Oh, oui ! Chaque fois que tu rencontres quelqu’un, pense qu’il est plus grand que toi. C’est ce que j’ai essayé de vivre avec les délinquants pendant quarante-sept ans. Je cherche la part de cristal en l’autre. C’est difficile, mais il faut se battre pour. L’autre est toujours plus grand que soi. À force de le regarder, l’autre s’en rend compte et cette part se révèle. Chaque fois que je vois un clochard à Paris, je le regarde dans les yeux et je lui demande son prénom, il est toujours troublé par cette attention. Fixer les yeux de quelqu’un, c’est voir quelqu’un. Écouter l’autre, c’est ce qui nous manque aujourd’hui. Il faut accepter d’entendre pleinement l’autre.
J’ai chez moi dans ma bergerie 120 bêtes de races différentes, un chameau, des sangliers, des wallabys, des bufflonnes, des alpagas, des ânes… La bête a une façon extraordinaire d’éduquer : elle ne fonce pas d’abord vers l’autre, elle prend le temps de l’apprivoiser, de le respecter. Je me suis beaucoup servi des bêtes pour éduquer les mômes délinquants. Au contact des animaux, combien de fois j’ai vu le comportement de ces jeunes changer ! Ils apprennent la patience, l’attente. Je vais vous raconter une anecdote. Nicolas Sarkozy est venu une fois dans ma bergerie, je l’emmène voir les sangliers, et à son approche les animaux lui tournent le dos. Il me dit : « Mais pourquoi ils me tournent le dos ? » Je lui réponds en rigolant : « Parce qu’ils sont de gauche. » En fait, l’explication est toute simple : les sangliers ne voient pas à plus de 1,30 m, mais ils sentent un étranger tout de suite… Et ils s’en méfient, de prime abord. Il leur faut du temps pour l’apprivoiser. Je vous précise que les sangliers entendent très bien aussi : quand j’arrive, je hurle pour leur signaler ma présence, et ils me répondent en grognant de plaisir.

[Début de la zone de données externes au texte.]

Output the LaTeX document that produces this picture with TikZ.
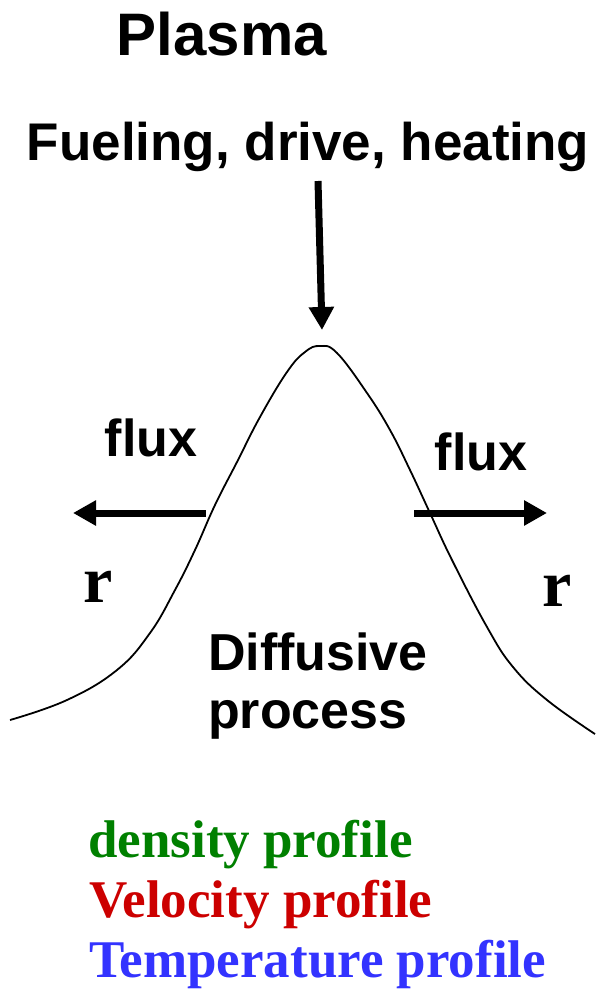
\documentclass[tikz,border=0pt]{standalone}
\usepackage{fontspec}
\setmainfont{Liberation Sans}
\newfontfamily\timesbf{Liberation Serif}[BoldFont={Liberation Serif Bold}]
\usepackage{tikz}
\usetikzlibrary{arrows.meta, positioning}

\definecolor{densgreen}{RGB}{0,128,0}
\definecolor{velred}{RGB}{204,0,0}
\definecolor{tempblue}{RGB}{51,51,255}

\begin{document}
\begin{tikzpicture}[
  x=1pt, y=-1pt,
  sans/.style={inner sep=0pt, anchor=base, font=\bfseries\fontsize{#1}{#1}\selectfont},
  serif/.style={inner sep=0pt, anchor=base, font=\timesbf\bfseries\fontsize{#1}{#1}\selectfont},
  arrow/.style={-{Triangle[length=23pt, width=24pt]}, line width=7pt},
  profile/.style={line width=1.8pt},
]
  \useasboundingbox (0,0) rectangle (595,993);
  \node[sans=60] (plasma) at (222,55) {Plasma};
  \node[sans=53] (fuel) at (308,160) {Fueling, drive, heating};
  % profile curve
  \draw[profile] plot[smooth, tension=0.7] coordinates {
    (10,720) (67,700) (117,670) (150,633) (175,590) (195,550) (215,505)
    (237,462) (260,417) (287,372) (305,352) (320,346) (337,353) (367,393)
    (390,430) (410,470) (430,513) (452,560) (487,627) (513,667) (547,700)
    (595,734)};
  \coordinate (drvtop) at (318,181);
  \coordinate (peak) at (322,330);
  \draw[arrow] (drvtop) -- (peak);
  \coordinate (lfoot) at (206,513);
  \coordinate (lend) at (73,513);
  \coordinate (rfoot) at (414,513);
  \coordinate (rend) at (547,513);
  \draw[arrow] (lfoot) -- (lend);
  \draw[arrow] (rfoot) -- (rend);
  \node[sans=52] (lflux) at (151,456) {flux};
  \node[sans=52] (rflux) at (481,470) {flux};
  \node[serif=66] (lr) at (98,602) {r};
  \node[serif=66] (rr) at (557,606) {r};
  \node[sans=52, anchor=base west] (diff) at (208,670) {Diffusive};
  \node[sans=52, anchor=base west] (proc) at (208,728) {process};
  % profiles
  \node[serif=53, anchor=base west, text=densgreen] (dens) at (88,857) {density profile};
  \node[serif=53, anchor=base west, text=velred] (vel) at (89,917) {Velocity profile};
  \node[serif=53, anchor=base west, text=tempblue] (temp) at (89,977) {Temperature profile};
\end{tikzpicture}
\end{document}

Au total, vous êtes prêtre depuis cinquante-six ans. Que retenez-vous de toutes ces décennies ?
La richesse du cœur de l’homme dans sa plénitude, sa complexité, sa différence. La grande chance pour moi, c’est d’avoir eu des équipiers de toutes les religions. Ils ont un cœur extraordinaire, un amour extraordinaire. Je ne les baptise pas. Ce qui m’importe seulement, c’est de dénicher dans le cœur de l’homme l’amour qu’il peut avoir. Le boulot du prêtre, c’est aussi simple que cela. Aujourd’hui, nos messes sont trop rigides, pas assez vivantes, trop décollées de la vie des gens. Il faut une parole directe, qui parle au cœur des individus. Si l’on ne s’adresse qu’à la tête, seuls les riches écouteront. Aller vers les plus pauvres, c’est là que doit se trouver l’Église. Voilà pourquoi j’aime bien le pape François, parce que dès son arrivée, sa première décision a consisté à installer 10 toilettes et 10 douches pour les clochards au Vatican, puis, il est allé visiter les migrants à Lampedusa. Ce sont des signes extraordinaires. Jésus-Christ ne s’est pas entouré de savants, de super diplômés, il est allé chercher des pauvres types. L’Église catholique est née de cette pauvreté extraordinaire du Christ, elle renaîtra si nous puisons chez les plus pauvres la lumière de Dieu. À 86 ans, j’ai gardé des racines profondes et elles continuent d’irriguer ma vie. Je m’en fous d’hier, je me tape de demain, je mets toutes mes forces dans les 24 heures du moment présent pour respirer l’amour, donner l’amour et le recevoir.